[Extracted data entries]
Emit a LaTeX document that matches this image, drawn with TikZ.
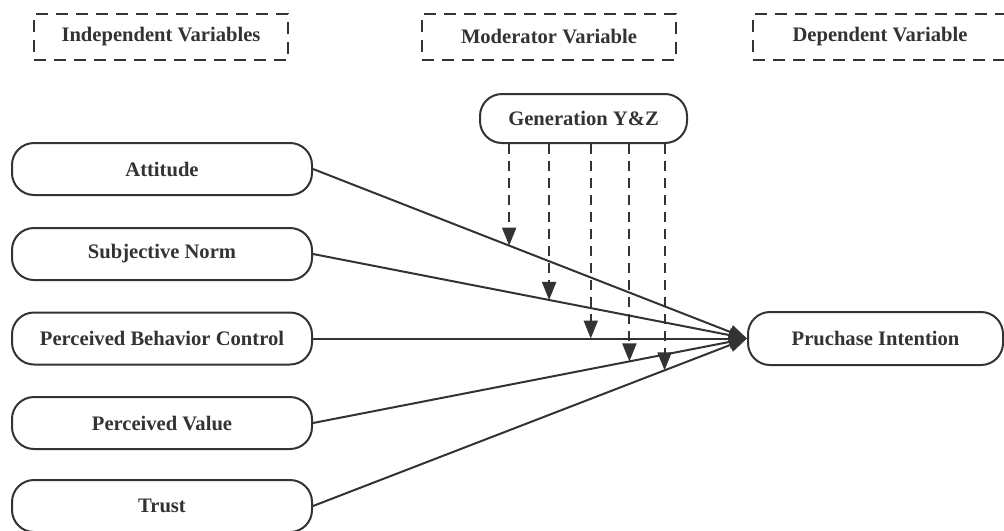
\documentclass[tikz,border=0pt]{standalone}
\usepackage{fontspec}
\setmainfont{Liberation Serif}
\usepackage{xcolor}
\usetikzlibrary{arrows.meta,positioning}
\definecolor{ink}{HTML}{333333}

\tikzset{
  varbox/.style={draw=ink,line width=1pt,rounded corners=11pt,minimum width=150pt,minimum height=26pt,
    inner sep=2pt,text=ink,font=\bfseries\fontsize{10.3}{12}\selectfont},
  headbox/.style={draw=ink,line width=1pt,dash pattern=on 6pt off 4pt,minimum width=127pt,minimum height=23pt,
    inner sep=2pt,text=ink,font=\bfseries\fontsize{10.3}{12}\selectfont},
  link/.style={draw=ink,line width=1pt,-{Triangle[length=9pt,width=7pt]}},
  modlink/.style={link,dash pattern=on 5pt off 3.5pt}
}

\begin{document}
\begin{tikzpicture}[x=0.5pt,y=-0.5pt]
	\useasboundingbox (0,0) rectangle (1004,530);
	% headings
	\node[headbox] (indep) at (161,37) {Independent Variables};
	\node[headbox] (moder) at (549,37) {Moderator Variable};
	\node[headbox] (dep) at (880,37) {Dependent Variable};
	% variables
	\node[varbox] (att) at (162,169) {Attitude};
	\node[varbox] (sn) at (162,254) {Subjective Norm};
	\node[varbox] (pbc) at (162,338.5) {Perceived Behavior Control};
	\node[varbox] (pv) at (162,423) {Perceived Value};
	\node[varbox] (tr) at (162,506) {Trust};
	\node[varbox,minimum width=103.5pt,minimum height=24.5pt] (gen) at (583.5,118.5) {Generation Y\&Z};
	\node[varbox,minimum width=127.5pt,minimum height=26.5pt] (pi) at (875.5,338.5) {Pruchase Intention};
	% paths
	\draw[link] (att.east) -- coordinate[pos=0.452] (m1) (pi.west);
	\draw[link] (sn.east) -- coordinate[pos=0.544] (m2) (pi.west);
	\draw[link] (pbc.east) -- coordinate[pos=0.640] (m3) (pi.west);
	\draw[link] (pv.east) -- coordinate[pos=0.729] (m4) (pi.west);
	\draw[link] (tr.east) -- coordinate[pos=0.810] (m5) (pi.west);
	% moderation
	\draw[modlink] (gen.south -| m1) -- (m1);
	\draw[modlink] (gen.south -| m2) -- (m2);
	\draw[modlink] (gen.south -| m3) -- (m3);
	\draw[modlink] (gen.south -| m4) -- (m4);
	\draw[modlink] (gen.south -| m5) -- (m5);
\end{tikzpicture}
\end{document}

---

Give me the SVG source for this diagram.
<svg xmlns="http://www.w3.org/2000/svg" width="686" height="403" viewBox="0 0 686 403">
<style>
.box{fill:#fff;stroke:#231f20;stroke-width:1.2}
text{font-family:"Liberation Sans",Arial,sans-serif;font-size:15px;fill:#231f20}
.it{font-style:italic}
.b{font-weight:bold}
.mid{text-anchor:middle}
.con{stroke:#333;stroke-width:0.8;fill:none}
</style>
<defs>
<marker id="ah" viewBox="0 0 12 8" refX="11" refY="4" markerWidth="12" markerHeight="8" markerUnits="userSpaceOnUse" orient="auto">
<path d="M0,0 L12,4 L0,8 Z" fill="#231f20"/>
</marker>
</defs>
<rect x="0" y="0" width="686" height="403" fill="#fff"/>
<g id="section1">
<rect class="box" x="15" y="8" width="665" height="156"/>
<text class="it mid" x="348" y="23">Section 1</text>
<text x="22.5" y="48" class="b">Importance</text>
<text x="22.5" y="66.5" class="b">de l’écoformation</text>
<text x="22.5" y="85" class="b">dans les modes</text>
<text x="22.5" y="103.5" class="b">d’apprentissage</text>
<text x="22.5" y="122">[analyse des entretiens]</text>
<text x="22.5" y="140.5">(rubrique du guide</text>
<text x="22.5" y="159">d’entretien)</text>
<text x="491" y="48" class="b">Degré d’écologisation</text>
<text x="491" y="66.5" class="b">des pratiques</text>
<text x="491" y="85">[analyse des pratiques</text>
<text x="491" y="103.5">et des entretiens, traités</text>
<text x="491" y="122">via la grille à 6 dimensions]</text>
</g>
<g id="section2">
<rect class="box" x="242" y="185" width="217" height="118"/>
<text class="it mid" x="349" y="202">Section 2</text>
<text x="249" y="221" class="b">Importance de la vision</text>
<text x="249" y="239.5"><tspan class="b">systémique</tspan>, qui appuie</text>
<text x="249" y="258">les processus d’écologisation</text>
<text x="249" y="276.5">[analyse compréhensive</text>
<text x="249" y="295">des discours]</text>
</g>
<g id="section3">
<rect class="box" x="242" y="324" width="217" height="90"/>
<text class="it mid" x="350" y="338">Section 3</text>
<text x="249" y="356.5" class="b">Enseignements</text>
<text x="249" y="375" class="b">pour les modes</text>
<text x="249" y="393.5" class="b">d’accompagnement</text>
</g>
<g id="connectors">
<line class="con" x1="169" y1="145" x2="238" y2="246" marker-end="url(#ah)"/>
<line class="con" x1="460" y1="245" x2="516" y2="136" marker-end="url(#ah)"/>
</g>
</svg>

- Problem to work on
Copy each line in the data that holds the word "this".

- Expected answer
Emit a LaTeX document that matches this image, drawn with TikZ.
Give me the SVG source for this diagram.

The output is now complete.